Criminal Intimacies & Queer Counterpublics

By queer culture we mean a world-making project, where “world,” like “public,” differs from community or group because it necessarily includes more people than can be identified, more spaces than can be mapped beyond a few reference points, modes of feeling that can be learned rather than experienced as a birthright. The queer world is a space of entrances, exits, unsystematized lines of acquaintance, projected horizons, typifying examples, alternate routes, blockages, incommensurate geographies. World making, as much in the mode of dirty talk as of print-mediated representation, is dispersed through incommensurate registers, by definition unrealizable as community or identity. Every cultural form, be it a novel or an after-hours club or an academic lecture, indexes a virtual social world, in ways that range from a repertoire of styles and speech genres to referential metaculture.
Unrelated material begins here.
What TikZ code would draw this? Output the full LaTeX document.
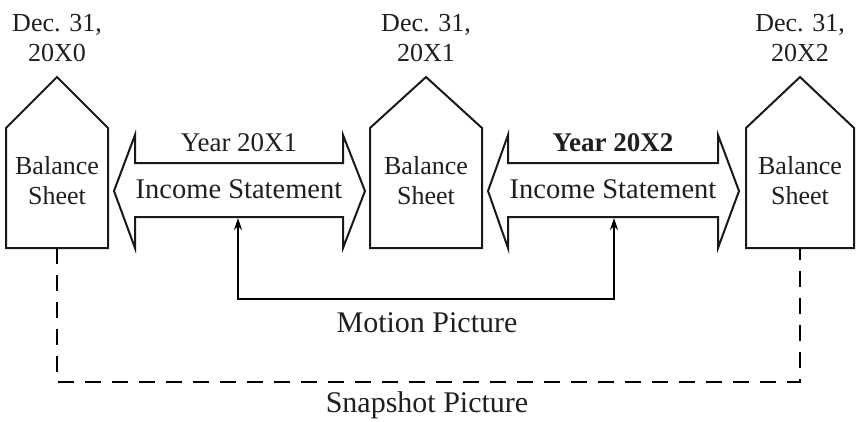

We are trying to promote this world-making project, and a first step in doing so is to recognize that queer culture constitutes itself in many ways other than through the official publics of opinion culture and the state, or through the privatized forms normally associated with sexuality. Queer and other insurgents have long striven, often dangerously or scandalously, to cultivate what good folks used to call criminal intimacies. We have developed relations and narratives that are only recognized as intimate in queer culture: girlfriends, gal pals, fuckbuddies, tricks. Queer culture has learned not only how to sexualize these and other relations, but also to use them as a context for witnessing intense and personal affect while elaborating a public world of belonging and transformation. Making a queer world has required the development of kinds of intimacy that bear no necessary relation to domestic space, to kinship, to the couple form, to property, or to the nation. These intimacies do bear a necessary relation to a counterpublic–an indefinitely accessible world conscious of its subordinate relation. They are typical both of the inventiveness of queer world making and of the queer world’s fragility.